In order to be recognized as a tool following this specification, a container image has to meet these requirements:

  1. A description of the tool, its arguments, parameters and input data has to be present in YAML format at the container location /src/tool.yml
  2. The executable script/program has to either store results at the location /out/ of the container, or print them to the containers StdOut.
  3. A tool execution may be parameterized. The parameterization is stored at /in/input.json of the container. Additional input data may be added to /in/input.json.

Description

In order to work properly, there is a minimum required structure, that the conatainer has to follow.

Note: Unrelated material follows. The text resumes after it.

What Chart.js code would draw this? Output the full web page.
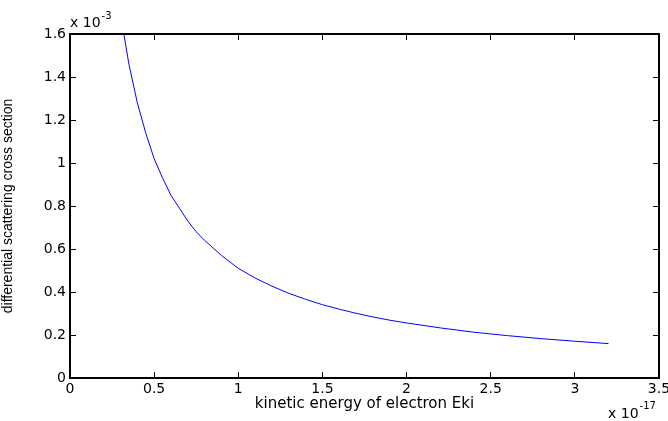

In order to build a container image accordingly, there are a number of template repositories on Github:

The core idea is to enforce a specific structure in the container, so that others know where to find things:

/
|- in/
|  |- input.json
|- out/
|  |- ...
|- src/
|  |- tool.yml
|  |- run.[py/R/js/m]
|  |- CITATION.cff

Here, the two locations /in and /out are mount points to pass data and parameters in and out of the container.

Input parameterization

/in/input.json contains the the parameterization for running the tool. There are client libraries for each of the supported languages, which read and validate the parameterization. Runtime CLI parameters are not supported yet, but planned for the future.

Metadata

/src/tool.yml is a mandatory metadata file containing the most important information about the tool.

Entrypoint

/src/run.[py/R/js/m] is the single entrypoint into the tool. Any executable file is supported. Please note, that the tool-specs only support transformation-like tools, that end (no service tools).

Please note: In order to work properly with external tools, you implement the execution of the script, as shown in the sample repositories, as the default Docker command, not entrypoint:

CMD ["python", "run.py"]

This way, you can exec or run into the container and cat /src/tool.yml to build frameworks that can read the metadata of each tool available on the system.

Citation information

Each of the template repositories include a CITATION.cff to distribute citation information to users of the tool. You, as a developer, should replace the citation information in the template repositories. The templates are licensed as CC zero.

The CITATION.cff file format is described here. There is also an online tool to build these files: https://citation-file-format.github.io/cff-initializer-javascript/

CFF files are well supported by Github, Zenodo or Zotero.